Bei der privaten Schuldübernahme wird der Alt-Schuldner vollständig aus der Verpflichtung entlassen und der Neu-Schuldner wird alleiniger Schuldner. Beim Schuldbeitritt bleibt der Alt-Schuldner weiterhin verpflichtet, und der Gläubiger erhält zusätzlich einen weiteren Schuldner.

Ist die Zustimmung des Gläubigers zwingend erforderlich?

Ja. Ohne Zustimmung des Gläubigers entsteht keine befreiende Wirkung. Der Alt-Schuldner bleibt verpflichtet, bis der Gläubiger die Übernahme akzeptiert.

Was geschieht mit Bürgschaften und anderen Sicherheiten?

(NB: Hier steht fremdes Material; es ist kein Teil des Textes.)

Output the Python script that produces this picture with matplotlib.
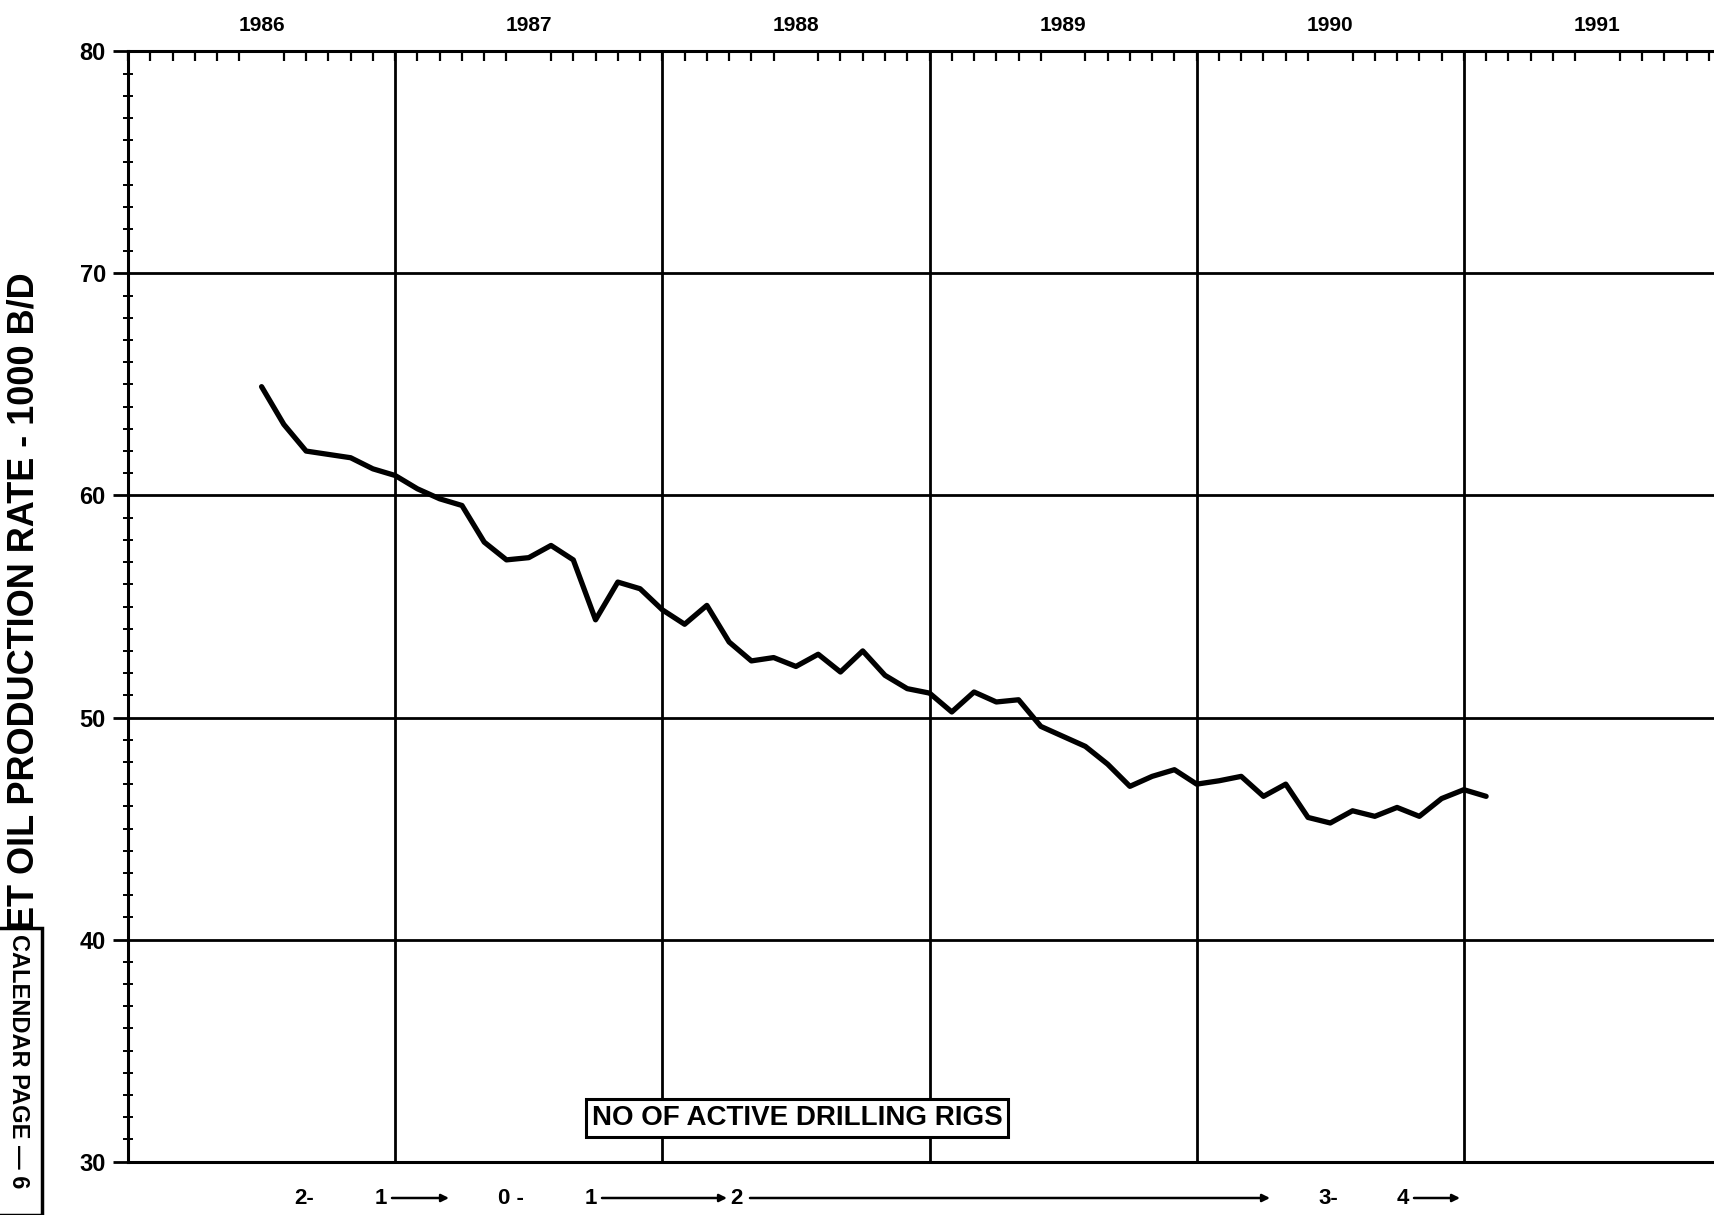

Sicherheiten, die für die Person des Alt-Schuldners bestellt wurden, bestehen ohne Zustimmung des Sicherungsgebers regelmäßig nicht fort. Realsicherheiten und Nebenrechte bedürfen oft einer Anpassung oder erneuten Bestellung. Sicherheiten des Neu-Schuldners bleiben bestehen.

Verändert die Schuldübernahme Fälligkeit und Verjährungsfristen?

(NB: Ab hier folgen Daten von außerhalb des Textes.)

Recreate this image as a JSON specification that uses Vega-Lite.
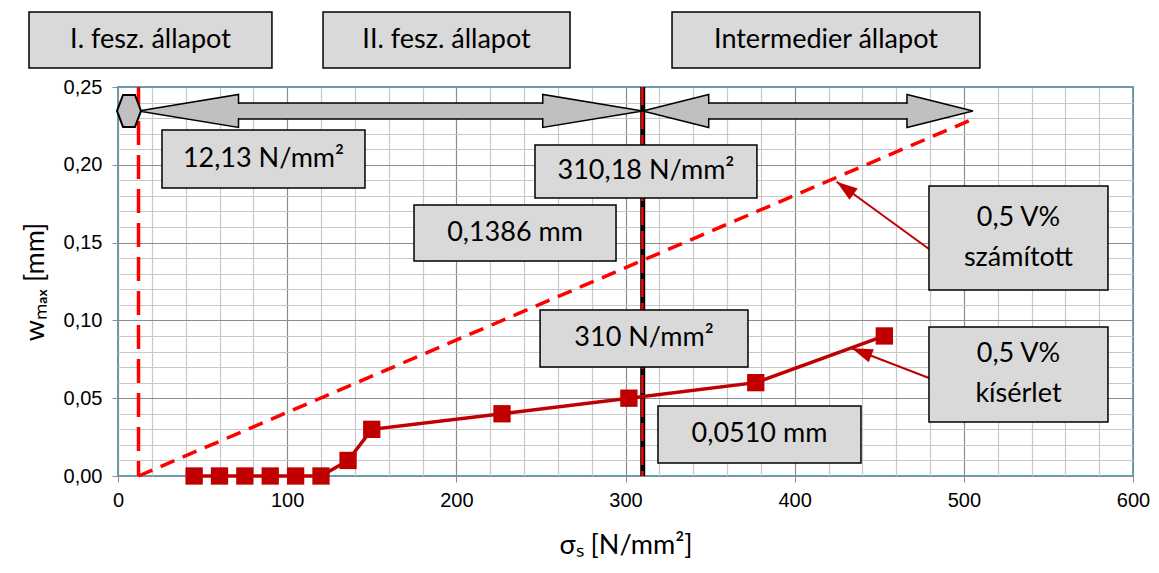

Die Schuldübernahme ändert grundsätzlich weder die Fälligkeit noch die laufenden Verjährungsfristen. Sie laufen in der Regel unverändert weiter, sofern keine besonderen verjährungsrelevanten Ereignisse hinzukommen.

Kann der neue Schuldner Einwendungen gegen die Forderung erheben?

Der Neu-Schuldner kann Einwendungen geltend machen, die aus dem Schuldverhältnis selbst folgen. Einwendungen, die allein in der Person des Alt-Schuldners begründet sind, stehen ihm gewöhnlich nicht zu.

Was passiert, wenn die Schuldübernahme unwirksam ist oder die Zustimmung ausbleibt?

Dann bleibt der Alt-Schuldner weiterhin gegenüber dem Gläubiger verpflichtet. Vereinbarungen zwischen Alt- und Neu-Schuldner wirken in diesem Fall nur im Innenverhältnis, etwa als Erfüllungsübernahme.

Gibt es zwingende Formvorschriften?

Die privative Schuldübernahme ist grundsätzlich formfrei. Formvorschriften können sich jedoch aus dem Grundgeschäft oder aus besonderen gesetzlichen Anforderungen ergeben; in der Praxis wird häufig schriftlich dokumentiert.